I like my job, so no screenshots. Sorry.

Notes:

  • sbatch is a command for submitting jobs on high performance compute nodes
  • the huge-n128-512g node uses 128 cores and has 512GiB of memory
  • This is occurring in a medical research nonprofit

User: Hello everyone, this is the first time I’m using GCP. I’m trying to run a job, but it keeps failing. These are the sbatch headers I’m using:

#SBATCH --partition=huge-n128-512g
#SBATCH --nodes=8
#SBATCH [email protected]
#SBATCH --mail-type=FAIL
#SBATCH --mem-per-cpu=32G

IT: Please make sure you need to use that node, each one costs $4500/month to use. Can you describe the job you’re trying to do?
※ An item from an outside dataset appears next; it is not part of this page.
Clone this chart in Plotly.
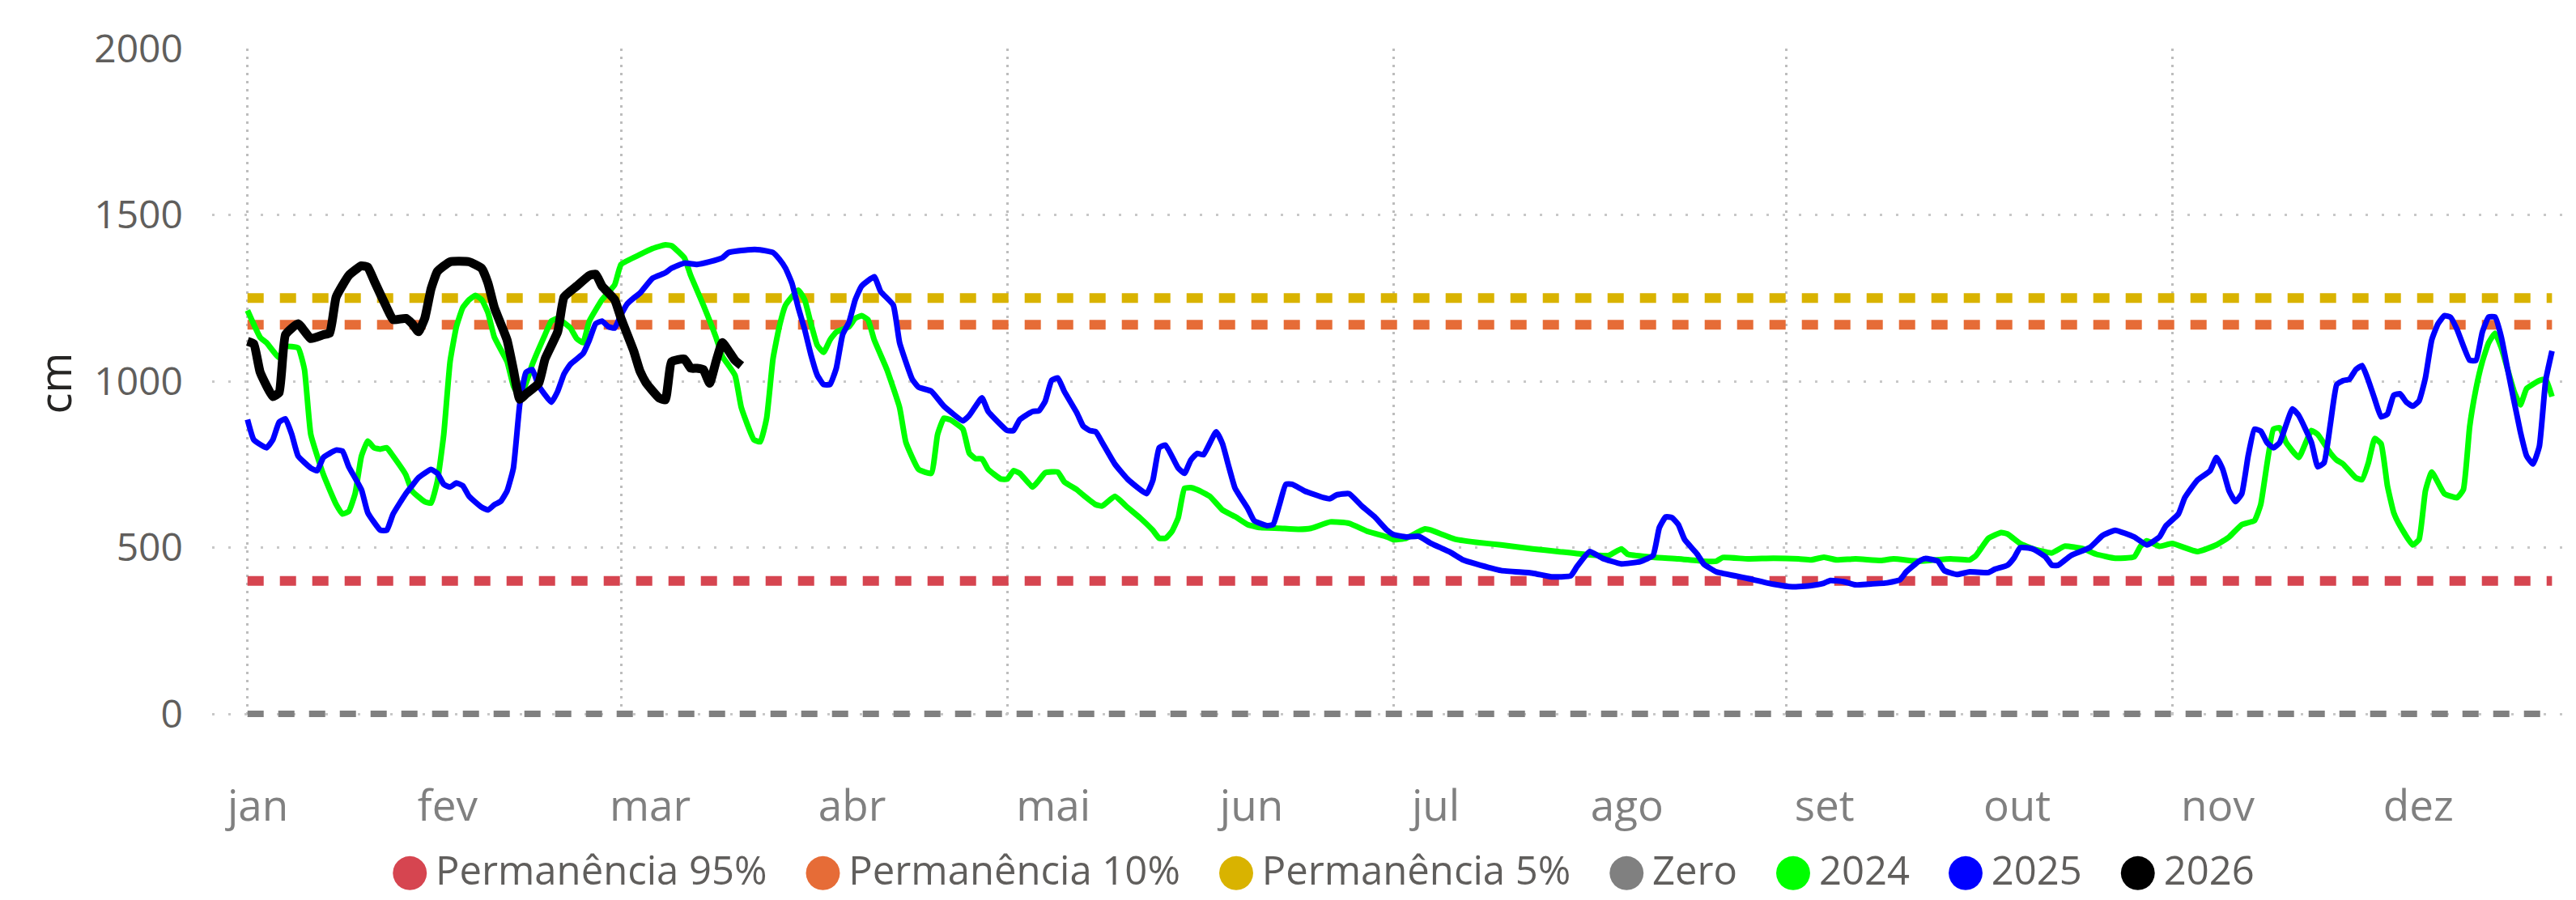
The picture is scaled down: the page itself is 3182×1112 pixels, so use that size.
import pandas as pd
import plotly.graph_objects as go

# ---------------- data (day of year: 0 = 1 jan) ----------------
meses = ["jan", "fev", "mar", "abr", "mai", "jun", "jul", "ago", "set", "out", "nov", "dez"]
dias_rotulos = [1.65, 31.6, 63.6, 95.5, 127.3, 158.6, 187.7, 217.9, 249.1, 279.5, 311.2, 342.9]
dias_grade = [0, 59, 120, 181, 243, 304]

dias_ref = [0, 364]
perm95 = [400, 400]
perm10 = [1170, 1170]
perm5 = [1250, 1250]
zero = [0, 0]

dias_2024 = [0, 2, 3, 5, 6, 8, 9, 10, 12, 14, 15, 16, 17, 18, 19, 20, 21, 22, 23, 25, 26, 28, 29, 30, 31,
             32, 33, 34, 35, 36, 37, 38, 39, 41, 42, 43, 44, 45, 47, 48, 49, 51, 52, 53, 54, 56, 58, 59, 62,
             64, 66, 67, 69, 70, 72, 74, 75, 77, 78, 80, 81, 82, 83, 84, 85, 87, 88, 89, 90, 91, 92, 93, 95,
             96, 97, 98, 99, 101, 103, 104, 106, 108, 109, 110, 111, 113, 114, 115, 116, 117, 119, 120, 121,
             122, 124, 125, 126, 128, 129, 131, 132, 134, 135, 137, 139, 141, 143, 144, 145, 146, 147, 148,
             149, 150, 152, 154, 156, 158, 160, 163, 166, 168, 171, 174, 177, 180, 181, 183, 185, 186, 187,
             190, 191, 194, 198, 203, 207, 211, 215, 217, 218, 222, 226, 230, 232, 233, 237, 241, 245, 247,
             249, 251, 254, 258, 260, 264, 269, 272, 273, 275, 277, 278, 280, 282, 285, 287, 290, 292, 295,
             298, 299, 300, 302, 304, 308, 311, 313, 315, 317, 318, 320, 321, 322, 324, 326, 327, 329, 330,
             331, 333, 334, 335, 336, 337, 338, 339, 340, 342, 343, 344, 345, 347, 349, 350, 351, 352, 353,
             354, 355, 356, 358, 359, 360, 362, 363, 364]
nivel_2024 = [1213, 1132, 1116, 1071, 1104, 1100, 1035, 840, 719, 630, 601, 609, 662, 775, 820, 800, 796, 800,
              775, 719, 670, 638, 634, 700, 840,
              1059, 1164, 1221, 1245, 1258, 1245, 1205, 1132, 1059, 986, 954, 994, 1051, 1140, 1181, 1189,
              1160, 1128, 1116, 1181, 1245, 1290, 1351, 1381,
              1399, 1410, 1407, 1371, 1318, 1229, 1132, 1075, 1018, 921, 824, 818, 889, 1067, 1164, 1229,
              1274, 1245, 1173, 1108, 1087, 1124, 1148, 1164,
              1189, 1197, 1185, 1124, 1035, 921, 816, 735, 723, 840, 889, 884, 856, 784, 767, 767, 735, 706,
              706, 731,
              723, 682, 702, 725, 727, 698, 674, 658, 629, 625, 654, 621, 589, 552, 528, 528, 548, 589, 678,
              680, 674, 654, 613, 593, 569, 560, 558, 555, 558, 577, 573, 548, 532, 524, 528, 548, 556, 552,
              530, 524, 516, 508, 496, 488, 480, 476, 496, 480, 471, 466, 459, 459, 470, 466, 468, 466, 463,
              471, 463, 466, 461, 466, 459, 466, 463, 476, 528, 545, 541, 512, 496, 484, 504, 496, 480, 468,
              472, 504, 520, 504, 512, 488, 508, 532, 569, 581, 630, 856, 860, 816, 771, 852, 840, 784, 763,
              751, 710, 704, 755, 828, 812, 686, 605, 565, 508, 524, 670, 727, 662, 650, 674, 864, 978, 1059,
              1116, 1144, 1100, 970, 929, 978, 1002, 1006, 954]

dias_2025 = [0, 1, 3, 4, 5, 6, 7, 8, 10, 11, 12, 14, 15, 16, 18, 19, 21, 22, 23, 25, 26, 27, 29, 30, 31, 32,
             33, 34, 35, 37, 38, 39, 40, 41, 42, 43, 44, 45, 46, 48, 49, 50, 51, 53, 54, 55, 56, 57, 58, 59,
             60, 61, 62, 64, 66, 67, 69, 71, 73, 75, 76, 79, 81, 83, 84, 85, 86, 87, 88, 89, 90, 91, 92, 93,
             94, 95, 96, 97, 99, 100, 102, 103, 105, 106, 108, 110, 113, 114, 116, 117, 120, 121, 122, 124,
             125, 126, 127, 128, 129, 131, 132, 133, 134, 135, 137, 139, 142, 143, 144, 145, 147, 148, 149,
             150, 151, 153, 154, 155, 156, 158, 159, 161, 162, 163, 164, 165, 167, 170, 171, 172, 174, 176,
             178, 180, 181, 183, 185, 187, 190, 192, 194, 198, 203, 206, 209, 210, 212, 214, 217, 220, 222,
             223, 224, 225, 226, 227, 229, 230, 232, 235, 237, 241, 244, 247, 249, 250, 252, 254, 256, 259,
             261, 262, 264, 265, 267, 268, 270, 272, 275, 276, 278, 279, 280, 282, 284, 285, 286, 288, 291,
             293, 295, 298, 300, 302, 303, 305, 306, 308, 310, 311, 312, 313, 314, 315, 316, 317, 318, 319,
             320, 321, 323, 324, 326, 327, 328, 329, 330, 331, 332, 333, 334, 335, 336, 337, 338, 339, 340,
             341, 342, 343, 344, 345, 346, 347, 348, 349, 351, 352, 353, 354, 355, 356, 357, 359, 360, 361,
             362, 363, 364]
nivel_2025 = [885, 824, 800, 824, 877, 887, 840, 775, 739, 731, 771, 793, 790, 743, 674, 605, 552, 552, 601,
              662, 686, 710, 735, 723, 690, 682,
              694, 686, 654, 621, 613, 629, 639, 670, 739, 930, 1027, 1035, 986, 937, 970, 1022, 1051, 1083,
              1124, 1173, 1181, 1164, 1160, 1200,
              1233, 1250, 1265, 1310, 1326, 1340, 1355, 1351, 1359, 1371, 1387, 1395, 1395, 1387, 1367, 1339,
              1294, 1221, 1156, 1079, 1018, 990, 990, 1039,
              1140, 1177, 1245, 1286, 1314, 1270, 1229, 1116, 1006, 982, 970, 925, 881, 897, 950, 909, 852,
              852, 885, 909,
              911, 940, 1002, 1010, 970, 905, 865, 852, 848, 816, 751, 706, 662, 702, 800, 808, 739, 723, 763,
              783, 779, 848, 812, 743, 678, 617, 581, 566, 569, 629, 690, 690, 670, 650, 647, 658, 662, 625,
              593, 552, 539, 532, 534, 512, 486, 463, 451, 431, 423, 412, 415, 443, 488, 468, 451, 458, 476,
              560, 592, 590, 569, 524, 480, 451, 427, 415, 407, 390, 382, 386, 393, 401, 398, 388, 390, 394,
              403, 427, 459, 467, 459, 431, 419, 427, 425, 435, 447, 468, 500, 496, 472, 447, 447, 476, 500,
              536, 552, 532, 508, 532, 565, 601, 650, 703, 731, 771, 735, 670, 638, 662, 775, 856, 850, 815,
              800, 816, 917, 897, 816, 743, 755, 872, 990, 1002, 1006, 1035, 1047, 1002, 946, 893, 901, 958,
              962,
              937, 925, 941, 1010, 1124, 1173, 1197, 1192, 1156, 1063, 1063, 1148, 1193, 1193, 1132, 1035,
              848, 775, 751,
              804, 1002, 1091]

dias_2026 = [0, 1, 2, 4, 5, 6, 8, 10, 12, 13, 14, 16, 18, 19, 20, 22, 23, 25, 26, 27, 28, 29, 30, 32, 35,
             37, 38, 39, 41, 42, 43, 44, 46, 47, 49, 50, 52, 54, 55, 56, 58, 59, 61, 62, 63, 65, 66, 67, 69,
             70, 71, 72, 73, 74, 75, 76, 77, 78]
nivel_2026 = [1120, 1112, 1027, 954, 966, 1140, 1173, 1128, 1140, 1145, 1253, 1318, 1347, 1343, 1302, 1221,
              1185, 1189, 1173, 1149, 1189, 1278, 1330, 1359, 1359,
              1339, 1294, 1221, 1124, 1035, 946, 962, 994, 1067, 1149, 1253, 1286, 1318, 1322, 1286, 1245,
              1189, 1091, 1030, 994, 950, 944, 1059, 1067,
              1039, 1039, 1035, 994, 1059, 1116, 1091, 1063, 1047]

# ---------------- helpers ----------------
base = pd.Timestamp("2025-01-01")


def to_date(days):
    return [base + pd.Timedelta(days=float(d)) for d in days]


FONT = "Open Sans, Noto Sans, sans-serif"

fig = go.Figure()

refs = [
    ("Permanência 95%", perm95, "#D64550", 12, "20px,20px"),
    ("Permanência 10%", perm10, "#E66C37", 12, "20px,20px"),
    ("Permanência 5%", perm5, "#D9B300", 12, "20px,20px"),
    ("Zero", zero, "#808080", 8, "20px,18px"),
]
for name, vals, color, w, dash in refs:
    fig.add_trace(go.Scatter(x=to_date(dias_ref), y=vals, mode="lines", name=name, legendgroup=name,
                             showlegend=False, line=dict(color=color, width=w, dash=dash),
                             hoverinfo="skip"))

series = [
    ("2024", dias_2024, nivel_2024, "#00FF00", 7),
    ("2025", dias_2025, nivel_2025, "#0000FF", 7),
    ("2026", dias_2026, nivel_2026, "#000000", 11),
]
for name, d, v, color, w in series:
    fig.add_trace(go.Scatter(x=to_date(d), y=v, mode="lines", name=name, legendgroup=name,
                             showlegend=False, line=dict(color=color, width=w, shape="spline", smoothing=0.4)))

# legend entries: large filled circle glyph before each label
legend_items = [("Permanência 95%", "#D64550"), ("Permanência 10%", "#E66C37"),
                ("Permanência 5%", "#D9B300"), ("Zero", "#808080"),
                ("2024", "#00FF00"), ("2025", "#0000FF"), ("2026", "#000000")]
for name, color in legend_items:
    label = (f'<span style="color:{color};font-family:DejaVu Sans;font-size:55px">●</span>'
             f'<span style="font-size:30px"> </span>{name}')
    fig.add_trace(go.Scatter(x=[None], y=[None], mode="none", name=label, legendgroup=name,
                             showlegend=True, hoverinfo="skip"))

x_range = [base + pd.Timedelta(days=-5.59), base + pd.Timedelta(days=366.0)]

fig.update_layout(
    width=3182, height=1112,
    margin=dict(l=262, r=14, t=60, b=225, autoexpand=False),
    paper_bgcolor="white", plot_bgcolor="white",
    font=dict(family=FONT, color="#605E5C"),
    showlegend=True,
    legend=dict(orientation="h", x=0.062, xanchor="left", y=-0.2265, yanchor="middle",
                font=dict(size=49, color="#605E5C", family=FONT), bgcolor="rgba(0,0,0,0)",
                itemclick=False, itemdoubleclick=False),
    xaxis=dict(
        type="date", range=x_range,
        tickmode="array", tickvals=to_date(dias_rotulos), ticktext=meses,
        tickfont=dict(size=53, color="#808080", family=FONT),
        showgrid=False, zeroline=False, showline=False, ticks="",
        ticklabelstandoff=73,
        minor=dict(tickmode="array", tickvals=to_date(dias_grade), showgrid=True,
                   gridcolor="#BDBDBD", gridwidth=3, griddash="3px,7px", ticks=""),
    ),
    yaxis=dict(
        range=[-12, 2000], tickmode="array", tickvals=[0, 500, 1000, 1500, 2000],
        tickfont=dict(size=48, color="#605E5C", family=FONT),
        showgrid=True, gridcolor="#C8C8C8", gridwidth=3, griddash="3px,17px",
        zeroline=False, showline=False, ticks="", ticklabelstandoff=35,
        title=dict(text="cm", font=dict(size=54, color="#252423", family=FONT), standoff=10),
    ),
)

fig.write_html("out.html",
               config={"displayModeBar": False},
               post_script="document.body.style.margin='0px';document.body.style.padding='0px';")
User: I’m doing high-depth genetic sequencing using 3gb bam files.

(additional note: there’s usually only 1 bam file per chromosome, so 69gb total. Nice.)

IT: Those bam files are pretty small. I’d recommend starting with the med-n16-64g node and moving up if needed. We’re only billed for run time. If the jobs take the same amount of time, it would be 13% of the cost.

The astute among you will notice that an 8 node swarm of 32GiB of memory per core is 32TiB total. The job was failing because the --mem-per-cpu flag was going above the available memory on each node. Even without that flag, the swarm would have used 4TiB memory. Holy overallocation, Batman!